-- begin TASK DATA --

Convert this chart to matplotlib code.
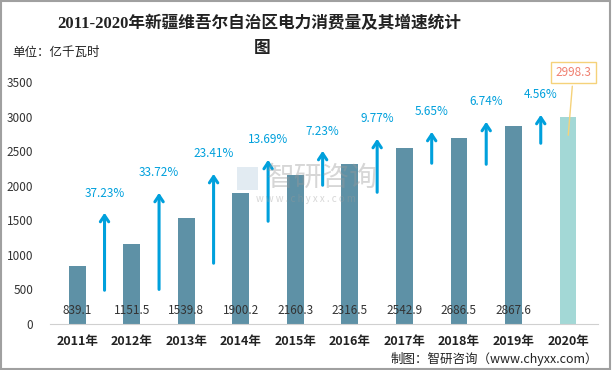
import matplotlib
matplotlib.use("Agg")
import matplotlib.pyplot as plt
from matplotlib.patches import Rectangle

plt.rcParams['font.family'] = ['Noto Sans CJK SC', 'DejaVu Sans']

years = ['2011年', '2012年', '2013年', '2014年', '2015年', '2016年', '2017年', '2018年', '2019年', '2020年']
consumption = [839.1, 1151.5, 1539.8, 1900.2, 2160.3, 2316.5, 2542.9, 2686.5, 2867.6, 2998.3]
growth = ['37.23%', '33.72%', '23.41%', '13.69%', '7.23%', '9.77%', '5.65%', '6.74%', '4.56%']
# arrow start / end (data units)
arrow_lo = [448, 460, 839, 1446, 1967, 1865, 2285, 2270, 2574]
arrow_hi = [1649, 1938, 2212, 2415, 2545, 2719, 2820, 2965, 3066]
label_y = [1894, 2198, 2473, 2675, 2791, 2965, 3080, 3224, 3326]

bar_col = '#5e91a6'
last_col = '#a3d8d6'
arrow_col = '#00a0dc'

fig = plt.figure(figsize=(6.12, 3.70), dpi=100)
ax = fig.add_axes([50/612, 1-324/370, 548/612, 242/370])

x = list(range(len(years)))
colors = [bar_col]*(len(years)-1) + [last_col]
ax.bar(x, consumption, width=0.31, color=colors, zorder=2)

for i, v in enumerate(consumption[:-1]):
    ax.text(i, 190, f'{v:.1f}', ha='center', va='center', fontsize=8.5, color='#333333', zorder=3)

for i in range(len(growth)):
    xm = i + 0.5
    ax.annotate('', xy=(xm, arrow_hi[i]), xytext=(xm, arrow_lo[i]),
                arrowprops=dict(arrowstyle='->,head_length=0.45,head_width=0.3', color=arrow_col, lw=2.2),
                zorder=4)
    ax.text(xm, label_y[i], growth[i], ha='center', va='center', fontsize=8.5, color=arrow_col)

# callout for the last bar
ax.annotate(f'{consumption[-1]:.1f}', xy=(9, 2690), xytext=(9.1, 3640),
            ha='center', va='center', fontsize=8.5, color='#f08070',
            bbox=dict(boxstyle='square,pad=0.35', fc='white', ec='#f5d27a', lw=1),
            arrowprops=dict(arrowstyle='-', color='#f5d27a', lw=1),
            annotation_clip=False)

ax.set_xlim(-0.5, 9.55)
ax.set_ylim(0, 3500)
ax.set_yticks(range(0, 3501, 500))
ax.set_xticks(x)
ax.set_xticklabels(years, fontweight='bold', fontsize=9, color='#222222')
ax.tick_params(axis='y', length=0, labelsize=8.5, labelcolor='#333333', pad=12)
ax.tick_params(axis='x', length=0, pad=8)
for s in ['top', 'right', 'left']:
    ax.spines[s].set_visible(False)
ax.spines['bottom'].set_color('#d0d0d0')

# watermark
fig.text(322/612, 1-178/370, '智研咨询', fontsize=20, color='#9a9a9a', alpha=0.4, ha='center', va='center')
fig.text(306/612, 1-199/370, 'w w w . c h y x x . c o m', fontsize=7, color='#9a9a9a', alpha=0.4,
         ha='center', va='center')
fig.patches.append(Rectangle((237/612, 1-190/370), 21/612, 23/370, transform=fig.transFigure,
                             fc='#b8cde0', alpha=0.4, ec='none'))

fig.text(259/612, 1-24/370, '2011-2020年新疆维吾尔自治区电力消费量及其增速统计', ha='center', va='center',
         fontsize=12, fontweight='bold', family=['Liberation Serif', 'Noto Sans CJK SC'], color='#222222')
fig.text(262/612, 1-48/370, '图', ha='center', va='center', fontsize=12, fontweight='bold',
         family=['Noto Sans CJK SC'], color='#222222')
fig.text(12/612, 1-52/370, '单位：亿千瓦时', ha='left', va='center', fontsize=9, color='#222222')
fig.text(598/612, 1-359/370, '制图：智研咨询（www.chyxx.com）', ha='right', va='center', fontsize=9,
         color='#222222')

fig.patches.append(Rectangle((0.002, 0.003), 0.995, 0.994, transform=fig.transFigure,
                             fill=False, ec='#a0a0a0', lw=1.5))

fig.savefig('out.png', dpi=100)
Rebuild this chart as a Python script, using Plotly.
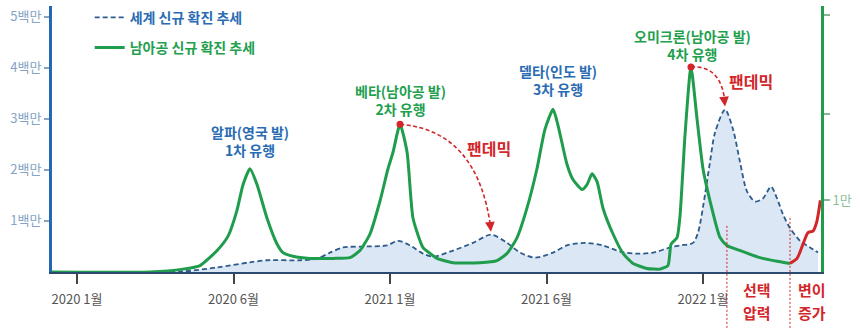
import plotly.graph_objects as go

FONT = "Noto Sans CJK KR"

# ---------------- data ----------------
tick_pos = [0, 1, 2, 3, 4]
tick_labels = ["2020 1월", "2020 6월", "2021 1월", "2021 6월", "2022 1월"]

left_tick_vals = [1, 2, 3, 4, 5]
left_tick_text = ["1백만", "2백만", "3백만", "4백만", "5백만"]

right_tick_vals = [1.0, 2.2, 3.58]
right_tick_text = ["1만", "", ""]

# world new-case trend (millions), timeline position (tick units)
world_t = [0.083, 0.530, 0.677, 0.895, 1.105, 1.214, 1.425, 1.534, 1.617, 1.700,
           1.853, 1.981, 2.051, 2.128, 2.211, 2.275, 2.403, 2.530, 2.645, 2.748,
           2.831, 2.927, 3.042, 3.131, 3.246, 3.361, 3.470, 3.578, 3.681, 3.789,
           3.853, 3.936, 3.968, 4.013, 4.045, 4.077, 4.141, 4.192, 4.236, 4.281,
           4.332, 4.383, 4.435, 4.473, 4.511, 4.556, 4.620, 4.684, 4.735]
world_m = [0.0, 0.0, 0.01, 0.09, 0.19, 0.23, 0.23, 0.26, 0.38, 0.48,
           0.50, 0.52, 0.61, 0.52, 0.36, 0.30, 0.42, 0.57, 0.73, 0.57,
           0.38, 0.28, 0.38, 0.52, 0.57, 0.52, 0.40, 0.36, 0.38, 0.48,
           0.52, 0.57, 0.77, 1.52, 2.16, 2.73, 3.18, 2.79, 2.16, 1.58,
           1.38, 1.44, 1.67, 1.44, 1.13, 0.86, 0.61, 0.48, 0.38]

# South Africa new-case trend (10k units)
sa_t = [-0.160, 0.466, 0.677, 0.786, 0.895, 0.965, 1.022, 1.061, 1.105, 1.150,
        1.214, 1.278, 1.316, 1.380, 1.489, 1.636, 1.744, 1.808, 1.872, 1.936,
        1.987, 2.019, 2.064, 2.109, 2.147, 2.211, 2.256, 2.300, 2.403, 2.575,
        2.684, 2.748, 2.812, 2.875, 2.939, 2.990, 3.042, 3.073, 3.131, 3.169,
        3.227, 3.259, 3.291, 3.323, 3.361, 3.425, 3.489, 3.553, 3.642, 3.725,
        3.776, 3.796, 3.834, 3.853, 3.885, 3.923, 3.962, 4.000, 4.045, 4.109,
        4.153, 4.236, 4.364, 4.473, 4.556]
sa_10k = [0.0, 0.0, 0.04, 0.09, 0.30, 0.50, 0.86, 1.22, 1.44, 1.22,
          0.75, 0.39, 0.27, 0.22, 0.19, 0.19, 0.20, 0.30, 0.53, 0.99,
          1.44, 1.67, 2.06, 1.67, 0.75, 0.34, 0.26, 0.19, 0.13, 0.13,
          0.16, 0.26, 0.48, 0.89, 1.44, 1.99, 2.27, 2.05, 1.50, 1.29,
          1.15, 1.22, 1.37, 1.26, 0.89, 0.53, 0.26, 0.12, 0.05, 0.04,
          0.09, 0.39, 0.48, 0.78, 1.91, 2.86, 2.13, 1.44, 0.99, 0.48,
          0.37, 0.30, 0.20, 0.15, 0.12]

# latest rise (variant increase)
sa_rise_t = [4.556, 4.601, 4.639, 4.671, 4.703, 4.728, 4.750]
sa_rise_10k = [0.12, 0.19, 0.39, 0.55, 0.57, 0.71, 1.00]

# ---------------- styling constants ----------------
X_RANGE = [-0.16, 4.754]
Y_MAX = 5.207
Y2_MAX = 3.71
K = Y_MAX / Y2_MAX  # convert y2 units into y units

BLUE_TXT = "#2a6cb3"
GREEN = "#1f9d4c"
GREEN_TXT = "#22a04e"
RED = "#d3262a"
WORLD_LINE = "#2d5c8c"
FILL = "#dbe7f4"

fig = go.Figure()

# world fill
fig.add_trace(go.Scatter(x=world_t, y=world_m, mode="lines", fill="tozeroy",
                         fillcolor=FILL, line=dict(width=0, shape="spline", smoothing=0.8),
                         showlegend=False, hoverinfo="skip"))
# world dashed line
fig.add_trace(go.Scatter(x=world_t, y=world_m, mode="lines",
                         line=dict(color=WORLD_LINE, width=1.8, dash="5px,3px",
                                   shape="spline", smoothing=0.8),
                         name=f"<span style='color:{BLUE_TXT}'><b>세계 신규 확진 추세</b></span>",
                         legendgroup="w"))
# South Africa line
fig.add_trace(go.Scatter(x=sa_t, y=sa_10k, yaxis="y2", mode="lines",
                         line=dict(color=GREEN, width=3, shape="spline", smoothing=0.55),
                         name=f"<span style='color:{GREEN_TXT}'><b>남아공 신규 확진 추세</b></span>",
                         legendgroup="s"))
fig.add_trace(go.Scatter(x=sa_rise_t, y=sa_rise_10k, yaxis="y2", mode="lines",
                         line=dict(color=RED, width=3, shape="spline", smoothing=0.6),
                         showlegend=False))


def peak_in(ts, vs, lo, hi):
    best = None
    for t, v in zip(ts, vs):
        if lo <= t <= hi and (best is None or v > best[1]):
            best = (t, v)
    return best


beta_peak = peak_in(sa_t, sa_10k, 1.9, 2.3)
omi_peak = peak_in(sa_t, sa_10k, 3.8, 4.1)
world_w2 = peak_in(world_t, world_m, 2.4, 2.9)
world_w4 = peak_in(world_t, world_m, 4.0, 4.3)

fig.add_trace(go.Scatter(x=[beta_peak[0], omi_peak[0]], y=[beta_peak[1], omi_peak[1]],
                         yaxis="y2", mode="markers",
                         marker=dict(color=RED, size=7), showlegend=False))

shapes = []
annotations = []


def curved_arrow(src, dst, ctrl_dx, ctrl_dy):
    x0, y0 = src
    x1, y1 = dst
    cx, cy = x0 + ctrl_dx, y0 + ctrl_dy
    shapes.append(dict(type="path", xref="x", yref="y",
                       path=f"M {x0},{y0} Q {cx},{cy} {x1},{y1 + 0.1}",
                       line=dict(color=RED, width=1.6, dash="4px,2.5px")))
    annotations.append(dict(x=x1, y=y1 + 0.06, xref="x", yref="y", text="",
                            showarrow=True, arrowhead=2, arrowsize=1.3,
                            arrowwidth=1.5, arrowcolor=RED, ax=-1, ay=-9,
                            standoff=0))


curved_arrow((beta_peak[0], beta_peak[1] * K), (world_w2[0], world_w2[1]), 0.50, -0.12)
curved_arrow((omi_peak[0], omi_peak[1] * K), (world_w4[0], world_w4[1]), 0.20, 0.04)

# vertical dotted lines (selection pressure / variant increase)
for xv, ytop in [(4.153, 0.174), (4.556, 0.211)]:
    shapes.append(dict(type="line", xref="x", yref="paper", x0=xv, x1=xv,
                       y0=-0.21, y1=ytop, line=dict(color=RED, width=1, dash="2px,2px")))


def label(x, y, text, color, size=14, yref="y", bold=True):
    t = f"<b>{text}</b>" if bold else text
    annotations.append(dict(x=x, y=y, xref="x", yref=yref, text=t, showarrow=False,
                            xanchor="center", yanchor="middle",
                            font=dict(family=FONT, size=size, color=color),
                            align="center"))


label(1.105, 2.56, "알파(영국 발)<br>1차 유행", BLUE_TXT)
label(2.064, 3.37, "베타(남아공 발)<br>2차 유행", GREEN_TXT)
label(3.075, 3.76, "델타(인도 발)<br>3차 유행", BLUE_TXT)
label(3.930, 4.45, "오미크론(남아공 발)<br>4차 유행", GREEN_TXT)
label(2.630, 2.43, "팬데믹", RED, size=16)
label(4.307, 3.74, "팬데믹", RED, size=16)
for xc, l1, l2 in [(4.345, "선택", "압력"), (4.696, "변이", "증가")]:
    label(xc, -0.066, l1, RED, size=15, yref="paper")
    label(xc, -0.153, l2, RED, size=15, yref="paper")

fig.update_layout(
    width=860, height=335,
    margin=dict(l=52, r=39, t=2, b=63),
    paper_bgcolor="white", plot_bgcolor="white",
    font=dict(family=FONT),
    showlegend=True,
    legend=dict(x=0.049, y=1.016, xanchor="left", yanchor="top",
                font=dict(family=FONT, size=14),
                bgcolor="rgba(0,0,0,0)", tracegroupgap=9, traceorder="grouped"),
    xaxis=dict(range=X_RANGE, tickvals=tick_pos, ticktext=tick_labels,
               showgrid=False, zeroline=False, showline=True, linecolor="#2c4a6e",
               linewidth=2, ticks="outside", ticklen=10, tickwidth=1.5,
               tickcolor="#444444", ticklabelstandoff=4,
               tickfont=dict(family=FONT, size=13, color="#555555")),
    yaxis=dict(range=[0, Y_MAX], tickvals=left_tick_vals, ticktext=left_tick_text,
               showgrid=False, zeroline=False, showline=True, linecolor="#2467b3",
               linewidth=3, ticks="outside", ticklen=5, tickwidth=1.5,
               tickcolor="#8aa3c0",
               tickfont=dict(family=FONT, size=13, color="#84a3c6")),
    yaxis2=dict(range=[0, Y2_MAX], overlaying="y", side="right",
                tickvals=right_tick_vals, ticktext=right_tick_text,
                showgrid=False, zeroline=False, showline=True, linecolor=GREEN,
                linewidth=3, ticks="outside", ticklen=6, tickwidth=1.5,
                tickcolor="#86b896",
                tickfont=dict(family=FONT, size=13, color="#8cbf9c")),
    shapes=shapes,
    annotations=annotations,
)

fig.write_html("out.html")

-- end TASK DATA --

TASK DETAILS: The lines from the start of the data through the line that contains "arrow_col = '#00a0dc'" are to be returned exactly, please, with both ends included and every picture left out.

SOLUTION:
Convert this chart to matplotlib code.
import matplotlib
matplotlib.use("Agg")
import matplotlib.pyplot as plt
from matplotlib.patches import Rectangle

plt.rcParams['font.family'] = ['Noto Sans CJK SC', 'DejaVu Sans']

years = ['2011年', '2012年', '2013年', '2014年', '2015年', '2016年', '2017年', '2018年', '2019年', '2020年']
consumption = [839.1, 1151.5, 1539.8, 1900.2, 2160.3, 2316.5, 2542.9, 2686.5, 2867.6, 2998.3]
growth = ['37.23%', '33.72%', '23.41%', '13.69%', '7.23%', '9.77%', '5.65%', '6.74%', '4.56%']
# arrow start / end (data units)
arrow_lo = [448, 460, 839, 1446, 1967, 1865, 2285, 2270, 2574]
arrow_hi = [1649, 1938, 2212, 2415, 2545, 2719, 2820, 2965, 3066]
label_y = [1894, 2198, 2473, 2675, 2791, 2965, 3080, 3224, 3326]

bar_col = '#5e91a6'
last_col = '#a3d8d6'
arrow_col = '#00a0dc'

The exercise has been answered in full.